A four-day workweek pilot has been launched in the UK to measure the impact reduced hours will have on productivity, employee wellbeing and gender equality.
Around 30 organisations are participating in the six-month trial, which commences today and will see employees receive the same pay for working 80% of their usual hours. The pilot scheme has been organised by not-for-profit 4 Day Week Global.
The think tank Autonomy is a partner in the project, along with the 4 Day Week UK Campaign and researchers at Cambridge University, Oxford University and Boston College.
Employees will be asked to follow the “100:80:100” model, in which they receive 100% of the pay for working 80% of the hours while committing to 100% productivity.

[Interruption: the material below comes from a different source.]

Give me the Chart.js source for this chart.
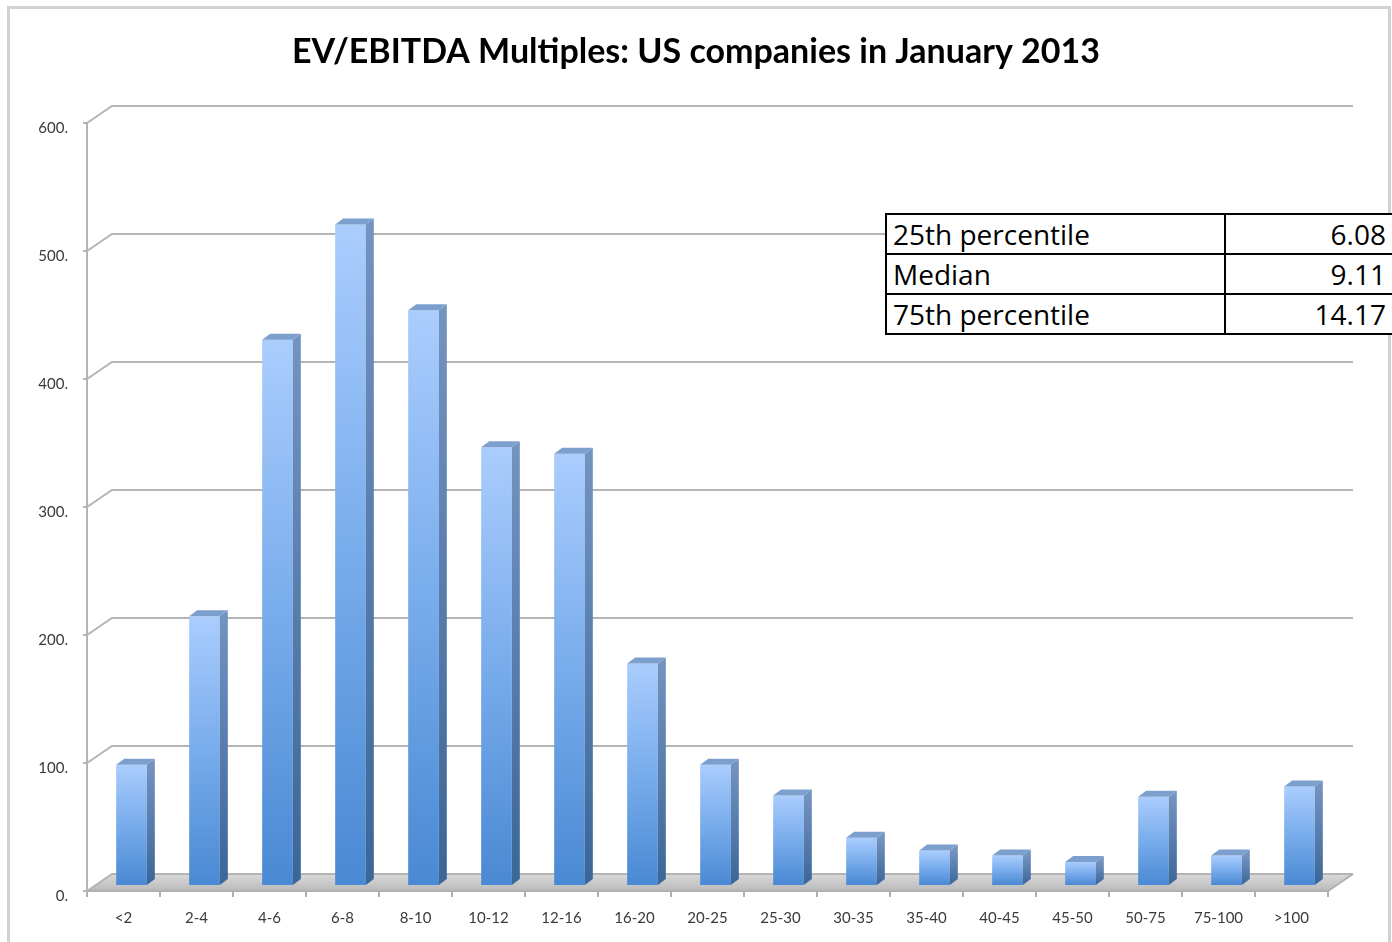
<!DOCTYPE html>
<html>
<head>
<meta charset="utf-8">
<title>EV/EBITDA Multiples</title>
<script src="https://cdn.jsdelivr.net/npm/chart.js@4.4.1/dist/chart.umd.min.js"></script>
<style>
  html, body { margin: 0; padding: 0; background: #fff; overflow: hidden; }
  #wrap { position: relative; width: 1392px; height: 942px; overflow: hidden; }
  #frame { position: absolute; left: 7px; top: 6px; width: 1384px; height: 960px;
           border: 3px solid #d2d2d2; border-bottom: none; box-sizing: border-box; }
  canvas { position: absolute; left: 0; top: 0; }
  #stats { position: absolute; left: 885px; top: 213px; width: 515px; table-layout: fixed;
           border-collapse: collapse; background: #fff;
           font-family: "Open Sans", sans-serif; font-size: 28px; color: #000; }
  #stats td { border: 2px solid #000; height: 38px; line-height: 38px; padding: 0 4px 0 6px;
              white-space: nowrap; box-sizing: border-box; }
  #stats td.k { width: 339px; }
  #stats td.v { text-align: right; padding-right: 12px; }
</style>
</head>
<body>
<div id="wrap">
  <div id="frame"></div>
  <canvas id="myChart" width="1392" height="942"></canvas>
  <table id="stats"></table>
</div>
<script>
var chartTitle = 'EV/EBITDA Multiples: US companies in January 2013';
var categories = ['<2', '2-4', '4-6', '6-8', '8-10', '10-12', '12-16', '16-20', '20-25',
                  '25-30', '30-35', '35-40', '40-45', '45-50', '50-75', '75-100', '>100'];
var counts = [94, 210, 426, 516, 449, 342, 337, 173, 94, 70, 37, 27, 23, 18, 69, 23, 77];
var statLabels = ['25th percentile', 'Median', '75th percentile'];
var statValues = ['6.08', '9.11', '14.17'];

// percentile box
var table = document.getElementById('stats');
for (var i = 0; i < statLabels.length; i++) {
    var tr = document.createElement('tr');
    var k = document.createElement('td'); k.className = 'k'; k.textContent = statLabels[i];
    var v = document.createElement('td'); v.className = 'v'; v.textContent = statValues[i];
    tr.appendChild(k); tr.appendChild(v);
    table.appendChild(tr);
}

// fake 3d: bars sit in a middle plane, wall is behind, axis edge in front
var BAR_DX = 8, BAR_DY = 6;
var WALL = { dx: 17, dy: -11 };
var FRONT = { dx: -8, dy: 6 };

var box3d = {
    id: 'box3d',
    beforeDatasetsDraw: function(chart) {
        var ctx = chart.ctx, a = chart.chartArea, x = chart.scales.x, y = chart.scales.y;
        var y0 = y.getPixelForValue(0);
        ctx.save();

        // floor
        var g = ctx.createLinearGradient(0, y0 + WALL.dy, 0, y0 + FRONT.dy);
        g.addColorStop(0, '#d9d9d9');
        g.addColorStop(0.5, '#cacaca');
        g.addColorStop(1, '#b9b9b9');
        ctx.fillStyle = g;
        ctx.beginPath();
        ctx.moveTo(a.left + FRONT.dx, y0 + FRONT.dy);
        ctx.lineTo(a.right + FRONT.dx, y0 + FRONT.dy);
        ctx.lineTo(a.right + WALL.dx, y0 + WALL.dy);
        ctx.lineTo(a.left + WALL.dx, y0 + WALL.dy);
        ctx.closePath();
        ctx.fill();

        // gridlines on the back wall, running into the side wall
        ctx.strokeStyle = '#b4b4b4';
        ctx.lineWidth = 2;
        y.ticks.forEach(function(t) {
            var py = y.getPixelForValue(t.value);
            ctx.beginPath();
            ctx.moveTo(a.left + FRONT.dx, py + FRONT.dy);
            ctx.lineTo(a.left + WALL.dx, py + WALL.dy);
            ctx.lineTo(a.right + WALL.dx, py + WALL.dy);
            ctx.stroke();
            // little tick on the value axis
            ctx.beginPath();
            ctx.moveTo(a.left + FRONT.dx - 4, py + FRONT.dy);
            ctx.lineTo(a.left + FRONT.dx, py + FRONT.dy);
            ctx.stroke();
        });

        // value axis line
        ctx.beginPath();
        ctx.moveTo(a.left + FRONT.dx, y.getPixelForValue(y.max) + FRONT.dy);
        ctx.lineTo(a.left + FRONT.dx, y0 + FRONT.dy);
        ctx.stroke();

        // front edge of the floor + right edge
        ctx.strokeStyle = '#b0b0b0';
        ctx.beginPath();
        ctx.moveTo(a.left + FRONT.dx, y0 + FRONT.dy);
        ctx.lineTo(a.right + FRONT.dx, y0 + FRONT.dy);
        ctx.lineTo(a.right + WALL.dx, y0 + WALL.dy);
        ctx.stroke();

        // category ticks under the floor
        for (var i = 0; i <= categories.length; i++) {
            var px = x.getPixelForValue(i - 0.5) + FRONT.dx;
            ctx.beginPath();
            ctx.moveTo(px, y0 + FRONT.dy);
            ctx.lineTo(px, y0 + FRONT.dy + 6);
            ctx.stroke();
        }
        ctx.restore();
    },
    afterDatasetsDraw: function(chart) {
        var ctx = chart.ctx;
        ctx.save();
        chart.getDatasetMeta(0).data.forEach(function(bar) {
            var p = bar.getProps(['x', 'y', 'base', 'width'], true);
            var l = p.x - p.width / 2, r = p.x + p.width / 2;
            // right side
            var sg = ctx.createLinearGradient(0, p.y, 0, p.base);
            sg.addColorStop(0, '#7393c0');
            sg.addColorStop(1, '#3b6698');
            ctx.fillStyle = sg;
            ctx.beginPath();
            ctx.moveTo(r, p.y);
            ctx.lineTo(r + BAR_DX, p.y - BAR_DY);
            ctx.lineTo(r + BAR_DX, p.base - BAR_DY);
            ctx.lineTo(r, p.base);
            ctx.closePath();
            ctx.fill();
            // top
            ctx.fillStyle = '#7d9fcd';
            ctx.beginPath();
            ctx.moveTo(l, p.y);
            ctx.lineTo(l + BAR_DX, p.y - BAR_DY);
            ctx.lineTo(r + BAR_DX, p.y - BAR_DY);
            ctx.lineTo(r, p.y);
            ctx.closePath();
            ctx.fill();
        });
        ctx.restore();
    }
};

var tickFont = { family: 'Lato', size: 15 };

var ctx = document.getElementById('myChart').getContext('2d');
var chart = new Chart(ctx, {
    type: 'bar',
    data: {
        labels: categories,
        datasets: [{
            data: counts,
            borderWidth: 0,
            categoryPercentage: 1,
            barPercentage: 0.42,
            backgroundColor: function(c) {
                var a = c.chart.chartArea;
                if (!a || c.type !== 'data') return '#6fa6e8';
                var top = c.chart.scales.y.getPixelForValue(c.raw);
                var g = c.chart.ctx.createLinearGradient(0, top, 0, a.bottom);
                g.addColorStop(0, '#aacdfd');
                g.addColorStop(0.5, '#78acec');
                g.addColorStop(1, '#4a89d3');
                return g;
            }
        }]
    },
    options: {
        responsive: false,
        animation: false,
        layout: { padding: 0 },
        plugins: {
            legend: { display: false },
            tooltip: { enabled: false },
            title: {
                display: true,
                text: chartTitle,
                color: '#000',
                font: { family: 'Lato', size: 34, weight: 'bold', lineHeight: 1 },
                padding: { top: 35, bottom: 48 }
            }
        },
        scales: {
            x: {
                grid: { display: false, drawTicks: false },
                border: { display: false },
                ticks: { autoSkip: false, maxRotation: 0, labelOffset: -8, padding: 24,
                         font: tickFont, color: '#3a3a3a' },
                afterFit: function(s) { s.height = 57; }
            },
            y: {
                min: 0,
                max: 600,
                grid: { display: false, drawTicks: false },
                border: { display: false },
                ticks: { stepSize: 100, padding: 27, labelOffset: 11, font: tickFont, color: '#3a3a3a',
                         callback: function(v) { return v + '.'; } },
                afterFit: function(s) { s.width = 95; }
            },
            // empty strip on the right for the wall depth
            y2: {
                position: 'right',
                grid: { display: false, drawTicks: false },
                border: { display: false },
                ticks: { display: false },
                afterFit: function(s) { s.width = 56; }
            }
        }
    },
    plugins: [box3d]
});
</script>
</body>
</html>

One of the companies participating in the UK four-day work week pilot is the British division of camera company Canon.
Alongside the pilot programme that’s being run in the UK, similar initiatives are being run in parallel by 4 Day Week Global. These trials are taking place in the USA, Canada, Ireland, Australia, and New Zealand.
This is not the first time a four-day workweek is being trialled. In November last year, the UK’s Atom Bank switched to a four-day workweek without reducing pay for its 340 employees. The company has reported a 500% jump in job applications since it moved to the new four-day work structure.
Alongside Atom Bank, supermarket Morrisons has previously explored a four-day workweek for its staff of over 1,500 people working at its head office. Similarly, the international recruitment firm MRL Consulting Group was also trialling a four-day working week for its UK-based staff.
As per multiple case studies by 4 Day Week Global, the move to a shorter week suggests it can boost productivity and wellbeing for staff. This was confirmed by Microsoft, which trialled it in its Japan office and reported an uptick in productivity of 40%.
Another recent survey suggests that around 31% of Brits are looking for a job with a four-day workweek.
Joe O’Connor, pilot programme manager for 4 Day Week Global, said: “The four-day week challenges the current model of work and helps companies move away from simply measuring how long people are ‘at work’, to a sharper focus on the output being produced. 2022 will be the year that heralds in this bold new future of work.”